**What you need to do**
Every line below that mentions the word "this" should be copied out.

'''

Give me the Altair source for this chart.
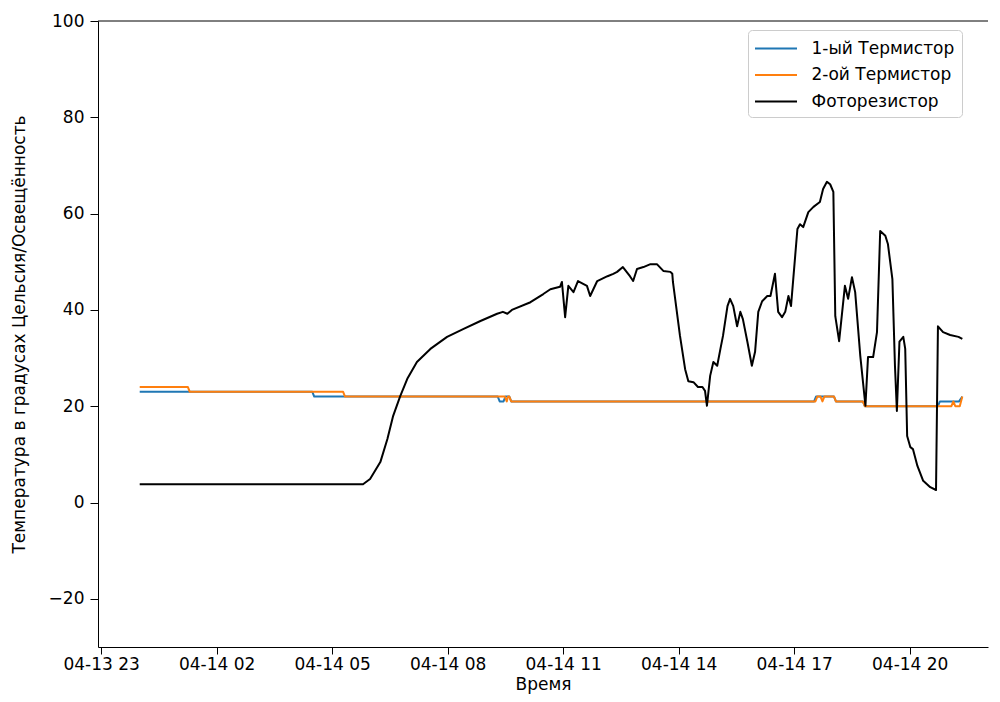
import altair as alt
import pandas as pd

DAY = "2019-04-14T"

# Photoresistor (black)
photo_t = ["00:00", "05:48", "05:59", "06:15", "06:26", "06:35", "06:46", "06:57", "07:12", "07:33",
           "07:59", "08:24", "08:51", "09:17", "09:26", "09:33", "09:40", "10:09", "10:29", "10:40",
           "10:55", "10:58", "11:03", "11:08", "11:16", "11:23", "11:37", "11:42", "11:53", "12:09",
           "12:18", "12:24", "12:33", "12:44", "12:49", "12:55", "13:05", "13:16", "13:26", "13:36",
           "13:47", "13:50", "13:51", "14:02", "14:10", "14:15", "14:23", "14:30", "14:37", "14:41",
           "14:44", "14:49", "14:54", "15:00", "15:05", "15:09", "15:16", "15:20", "15:25", "15:31",
           "15:36", "15:40", "15:47", "15:54", "15:59", "16:04", "16:10", "16:18", "16:23", "16:30",
           "16:35", "16:41", "16:46", "16:51", "16:55", "17:05", "17:09", "17:14", "17:22", "17:30",
           "17:40", "17:45", "17:51", "17:56", "18:01", "18:04", "18:10", "18:19", "18:24", "18:30",
           "18:35", "18:43", "18:51", "18:55", "19:03", "19:09", "19:14", "19:22", "19:26", "19:33",
           "19:37", "19:40", "19:44", "19:50", "19:53", "19:56", "20:01", "20:05", "20:12", "20:21",
           "20:32", "20:41", "20:44", "20:52", "21:03", "21:16", "21:22"]
photo_v = [3.8, 3.8, 4.9, 8.4, 13.2, 18.0, 22.1, 25.7, 29.2, 31.9,
           34.4, 36.0, 37.7, 39.2, 39.6, 39.2, 40.0, 41.6, 43.3, 44.3,
           44.8, 45.8, 38.5, 45.0, 43.7, 46.0, 45.0, 42.9, 46.0, 47.0,
           47.5, 47.9, 48.9, 47.0, 46.0, 48.5, 48.9, 49.5, 49.5, 48.1,
           47.9, 47.5, 45.8, 34.6, 27.7, 25.2, 25.0, 24.0, 24.0, 23.2,
           20.1, 26.3, 29.2, 28.4, 31.9, 34.6, 40.8, 42.3, 40.8, 36.6,
           39.6, 38.1, 33.4, 28.4, 31.3, 39.6, 41.8, 42.9, 42.9, 47.5,
           39.6, 38.5, 39.6, 42.9, 40.8, 56.8, 57.8, 57.2, 60.3, 61.4,
           62.4, 65.1, 66.6, 66.1, 64.5, 38.7, 33.5, 45.0, 42.3, 46.8,
           43.7, 30.4, 20.1, 30.2, 30.2, 35.4, 56.4, 55.4, 53.7, 46.4,
           28.4, 19.0, 33.4, 34.4, 31.9, 13.8, 11.5, 11.1, 7.6, 4.5,
           3.2, 2.6, 36.6, 35.4, 34.8, 34.4, 34.0]

# Thermistor 1 (blue)
t1_t = ["00:00", "04:29", "04:32", "09:18", "09:21", "09:27", "09:30", "09:36", "09:39", "17:31",
        "17:34", "18:02", "18:05", "18:47", "18:50", "20:44", "20:47", "21:17", "21:22"]
t1_v = [23, 23, 22, 22, 21, 21, 22, 22, 21, 21,
        22, 22, 21, 21, 20, 20, 21, 21, 22]

# Thermistor 2 (orange)
t2_t = ["00:00", "01:15", "01:18", "05:17", "05:20", "09:29", "09:32", "09:34", "09:36", "09:39",
        "17:33", "17:36", "17:41", "17:44", "17:47", "18:02", "18:05", "18:47", "18:50", "21:05",
        "21:08", "21:11", "21:18", "21:22"]
t2_v = [24, 24, 23, 23, 22, 22, 21, 22, 22, 21,
        21, 22, 22, 21, 22, 22, 21, 21, 20, 20,
        21, 20, 20, 22]

series_names = ["1-ый Термистор", "2-ой Термистор", "Фоторезистор"]
series_colors = ["#1f77b4", "#ff7f0e", "#000000"]

y_ticks = [-20, 0, 20, 40, 60, 80, 100]
x_tick_days = [13, 14, 14, 14, 14, 14, 14, 14]
x_tick_hours = [23, 2, 5, 8, 11, 14, 17, 20]

PLOT_W = 890
PLOT_H = 626
FONT = "DejaVu Sans"
FS = 17

rows = []
for name, ts, vs in [(series_names[0], t1_t, t1_v),
                     (series_names[1], t2_t, t2_v),
                     (series_names[2], photo_t, photo_v)]:
    for t, v in zip(ts, vs):
        rows.append({"time": DAY + t + ":00", "value": v, "series": name})
df = pd.DataFrame(rows)

x_values = [alt.DateTime(year=2019, month=4, date=d, hours=h) for d, h in zip(x_tick_days, x_tick_hours)]

lines = alt.Chart(df).mark_line(strokeWidth=2, strokeJoin="round").encode(
    x=alt.X("time:T",
            title="Время",
            scale=alt.Scale(domain=[alt.DateTime(year=2019, month=4, date=13, hours=22, minutes=55),
                                    alt.DateTime(year=2019, month=4, date=14, hours=22, minutes=2)]),
            axis=alt.Axis(values=x_values, format="%m-%d %H", grid=False, tickSize=7,
                          labelPadding=2, titlePadding=4, labelFlush=False, labelOverlap=False)),
    y=alt.Y("value:Q",
            title="Температура в градусах Цельсия/Освещённость",
            scale=alt.Scale(domain=[-30, 100], nice=False, zero=False),
            axis=alt.Axis(values=y_ticks, grid=False, tickSize=8, labelPadding=6, titlePadding=20)),
    color=alt.Color("series:N",
                    scale=alt.Scale(domain=series_names, range=series_colors),
                    sort=series_names,
                    legend=alt.Legend(title=None, orient="none", legendX=650, legendY=9)),
)

top_spine = alt.Chart(alt.Data(values=[{"k": 0}])).mark_rule(color="black", strokeWidth=1).encode(
    x=alt.value(0), x2=alt.value(PLOT_W), y=alt.value(0)
)

chart = alt.layer(lines, top_spine).properties(
    width=PLOT_W,
    height=PLOT_H,
    autosize=alt.AutoSizeParams(type="none"),
    padding={"left": 90, "top": 13, "right": 4, "bottom": 50},
).configure_view(
    stroke="transparent"
).configure_axis(
    labelFont=FONT, labelFontSize=FS, labelColor="black",
    titleFont=FONT, titleFontSize=FS, titleColor="black", titleFontWeight="normal",
    tickColor="black", domainColor="black", domainWidth=1, tickWidth=1,
).configure_legend(
    labelFont=FONT, labelFontSize=FS, labelColor="black",
    symbolType="M-2,0H2", symbolSize=441, symbolStrokeWidth=2,
    symbolOffset=9.5, labelOffset=24, rowPadding=6.5, padding=7,
    strokeColor="#cccccc", fillColor="white", cornerRadius=4,
)

chart.save("out.html", embed_options={"renderer": "svg", "actions": False})
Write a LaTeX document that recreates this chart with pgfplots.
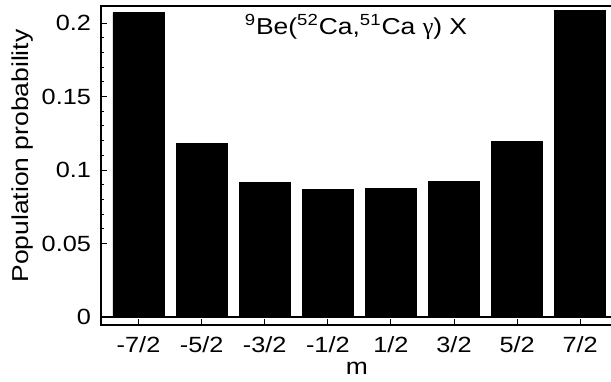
\documentclass[border=0pt]{standalone}
\usepackage{pgfplots}
\pgfplotsset{compat=1.18}
\usepackage{fontspec}
\setmainfont{Liberation Sans}[FakeStretch=1.15]
\newfontfamily\gfont{Liberation Serif}
\begin{document}
\begin{tikzpicture}
\path[use as bounding box] (-50.5pt,-28pt) rectangle (255pt,162.5pt);
\begin{axis}[
 at={(0,0)}, anchor=south west,
 scale only axis, width=256pt, height=159.5pt,
 xmin=-0.595, xmax=7.52, ymin=-0.0054, ymax=0.2116,
 xtick={0,...,7}, xticklabels={-7/2,-5/2,-3/2,-1/2,1/2,3/2,5/2,7/2},
 ytick={0.05,0.1,0.15,0.2}, yticklabels={0.05,0.1,0.15,0.2},
 extra y ticks={0}, extra y tick labels={0},
 extra y tick style={grid=major, major grid style={black, line width=0.7pt}},
 minor y tick num=4,
 xtick pos=left, ytick pos=left,
 tick align=inside,
 major tick length=3pt, minor tick length=1.5pt,
 axis line style={line width=0.8pt},
 tick style={black, line width=0.5pt},
 /pgf/number format/assume math mode=true,
 tick label style={font=\fontsize{11}{13}\selectfont},
 xticklabel style={anchor=base, yshift=-13.5pt},
 yticklabel style={xshift=-1.5pt},
 xlabel={m},
 xlabel style={at={(axis description cs:0.5,0)}, anchor=center, yshift=-21.5pt, font=\fontsize{11.5}{13}\selectfont},
 ylabel={Population probability},
 ylabel style={at={(axis description cs:0,0.53)}, anchor=center, yshift=39pt, font=\fontsize{11.5}{13}\selectfont},
]
\addplot[ybar, bar width=0.81, fill=black, draw=black] coordinates {
 (0,0.207) (1,0.118) (2,0.0914) (3,0.0871) (4,0.0872) (5,0.092) (6,0.1193) (7,0.2088)
};
\node[font=\fontsize{11.5}{13}\selectfont] at (rel axis cs:0.498,0.935)
 {\textsuperscript{9}Be(\textsuperscript{52}Ca,\textsuperscript{51}Ca {\gfont\large γ}) X};
\end{axis}
\end{tikzpicture}
\end{document}
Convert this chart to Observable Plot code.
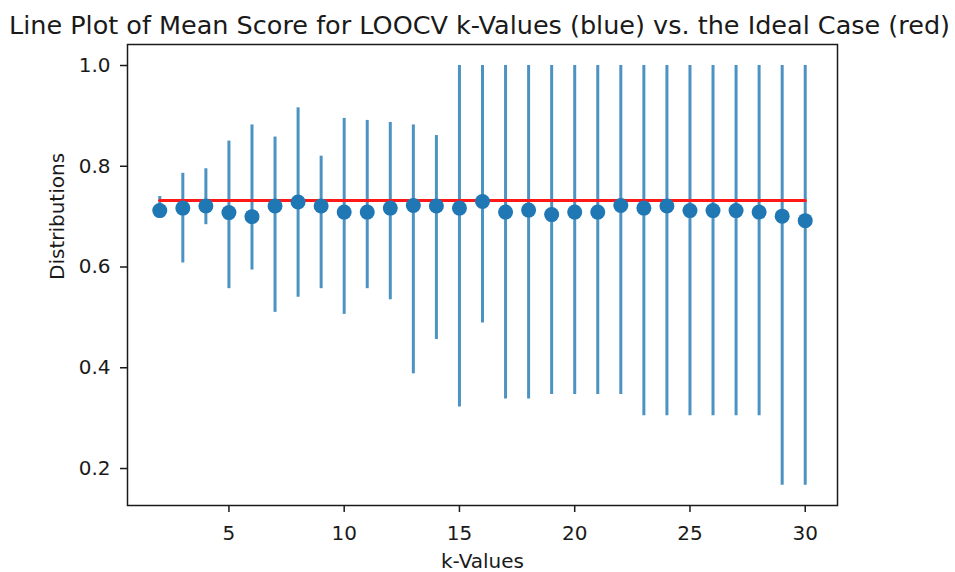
<!DOCTYPE html>
<html><head><meta charset="utf-8">
<script src="https://cdn.jsdelivr.net/npm/d3@7"></script>
<script src="https://cdn.jsdelivr.net/npm/@observablehq/plot@0.6"></script>
<style>body{margin:0;background:#fff;} svg{font-family:"DejaVu Sans";}</style>
</head><body><div id="chart"></div>
<script>
const kValues    = [2, 3, 4, 5, 6, 7, 8, 9, 10, 11, 12, 13, 14, 15, 16, 17, 18, 19, 20, 21, 22, 23, 24, 25, 26, 27, 28, 29, 30];
const meanScore  = [0.712, 0.717, 0.721, 0.708, 0.700, 0.721, 0.729, 0.721, 0.709, 0.709, 0.717, 0.722, 0.721, 0.717, 0.730, 0.709, 0.713, 0.704, 0.709, 0.709, 0.722, 0.717, 0.721, 0.712, 0.712, 0.712, 0.709, 0.701, 0.692];
const lowerScore = [0.700, 0.608, 0.684, 0.557, 0.594, 0.510, 0.540, 0.557, 0.506, 0.557, 0.535, 0.388, 0.456, 0.322, 0.489, 0.338, 0.338, 0.347, 0.347, 0.347, 0.347, 0.305, 0.305, 0.305, 0.305, 0.305, 0.305, 0.167, 0.167];
const upperScore = [0.740, 0.786, 0.795, 0.850, 0.882, 0.858, 0.916, 0.820, 0.895, 0.891, 0.887, 0.882, 0.861, 1.0, 1.0, 1.0, 1.0, 1.0, 1.0, 1.0, 1.0, 1.0, 1.0, 1.0, 1.0, 1.0, 1.0, 1.0, 1.0];
const idealScore = 0.732;
const xTicks = [5, 10, 15, 20, 25, 30];
const yTicks = [0.2, 0.4, 0.6, 0.8, 1.0];
const titleText = "Line Plot of Mean Score for LOOCV k-Values (blue) vs. the Ideal Case (red)";
const xLabel = "k-Values";
const yLabel = "Distributions";

const rows = kValues.map((k, i) => ({k, mean: meanScore[i], lo: lowerScore[i], hi: upperScore[i]}));
const ideal = [{k: kValues[0], y: idealScore}, {k: kValues[kValues.length - 1], y: idealScore}];

const plot = Plot.plot({
  width: 955, height: 572,
  marginLeft: 127, marginRight: 118, marginTop: 44, marginBottom: 67,
  style: {fontFamily: "DejaVu Sans", fontSize: "20px", color: "#1a1a1a", background: "white"},
  x: {domain: [0.6, 31.4]},
  y: {domain: [0.1266, 1.0417]},
  marks: [
    Plot.ruleX(rows, {x: "k", y1: "lo", y2: "hi", stroke: "#1f77b4", strokeWidth: 3, strokeOpacity: 0.8}),
    Plot.line(ideal, {x: "k", y: "y", stroke: "#ff1a1a", strokeWidth: 3.2}),
    Plot.dot(rows, {x: "k", y: "mean", r: 7.5, fill: "#1f77b4"}),
    Plot.frame({stroke: "#1a1a1a", strokeWidth: 1.5}),
    Plot.axisX({ticks: xTicks, tickSize: 7, tickPadding: 13, label: null, strokeWidth: 1.5, fontSize: 20}),
    Plot.axisY({ticks: yTicks, tickFormat: d3.format(".1f"), tickSize: 7, tickPadding: 10, label: null, strokeWidth: 1.5, fontSize: 20}),
    Plot.text([titleText], {frameAnchor: "top", text: d => d, dx: -3, dy: -11, lineAnchor: "bottom", fontSize: 25.5}),
    Plot.text([xLabel], {frameAnchor: "bottom", text: d => d, dy: 62, lineAnchor: "bottom", fontSize: 20}),
    Plot.text([yLabel], {frameAnchor: "left", text: d => d, rotate: -90, dx: -70, dy: 5, fontSize: 20})
  ]
});
document.getElementById("chart").appendChild(plot);
</script>
</body></html>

'''

**Answer to the exercise**
Give me the Altair source for this chart.
Write a LaTeX document that recreates this chart with pgfplots.
Convert this chart to Observable Plot code.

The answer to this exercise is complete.